时空中的常平均曲率超曲面

As recent cosmological observations indicated that our universe undergo accelerated expansion, asymptotically de Sitter spacetime gains much importance. Unlike the case for asymptotically flat nor asymptotically anti-de Sitter spacetime, positive energy theorem for asymptotically de Sitter spacetime holds true only for those initial data sets, whose mean curvatures are bounded by some certain constant. Thus an important question comes up: When do the asymptotically de Sitter spacetime possess some certain constant mean curvature spacelike hypersurfaces? This project mainly aims at this question. We hope to make clear the interaction between the existence of the constant mean curvature hypersurfaces, and the geometric features of their background asymptotically de Sitter spacetime.

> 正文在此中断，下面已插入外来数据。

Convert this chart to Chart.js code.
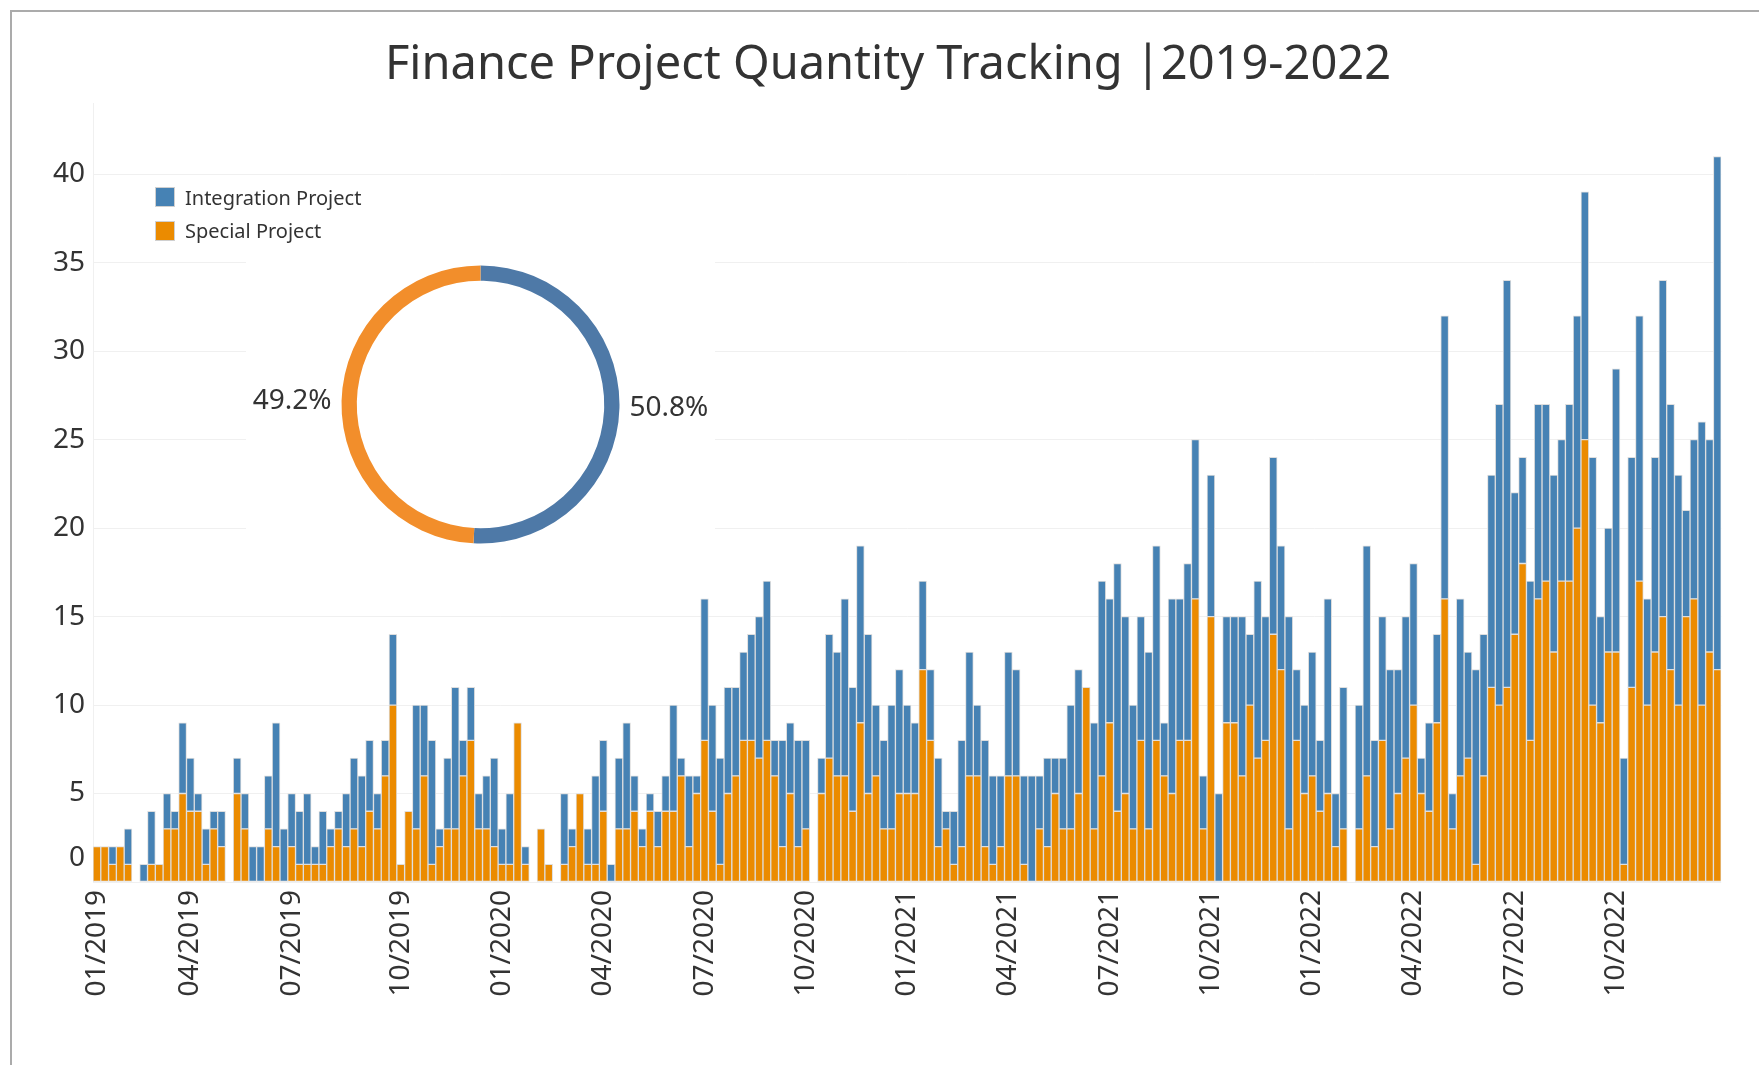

These researches will help to reveal the underlying geometric features of the gravity of asymptotically de Sitter spacetime.

天文观测数据表明，我们所处的宇宙正加速膨胀。因而，对于渐近de Sitter时空的理论研究受到重视。与渐近平坦或渐近anti-de Sitter的时空不同，渐近de Sitter时空的正能量定理只有当初始资料集满足一定的平均曲率条件时才成立。从而一个基本的问题就是，渐近de Sitter时空何时存在特定常平均曲率的类空超曲面。这构成本项目的主要研究内容。我们希望了解常平均曲率超曲面的存在，与其所在的渐近de Sitter时空的几何性质是如何相互反映。这将有助于进一步理解渐近de Sitter时空的引力特性的几何本质。

天文观测发现宇宙在加速膨胀，使得正宇宙时空的研究受到关注。本项目主要研究渐近de Sitter时空中一类常平均曲率非紧类空超曲面的存在性。我们证明了标准de Sitter时空的planar坐标系下，对时空度量作整体的微扰，则平均曲率为常数$\frac{3}{\lambda}$的非紧类空超曲面存在，且渐近于时间面。我们还简单讨论该常平均曲率曲面上的能量，及其和时间面上能量的关系。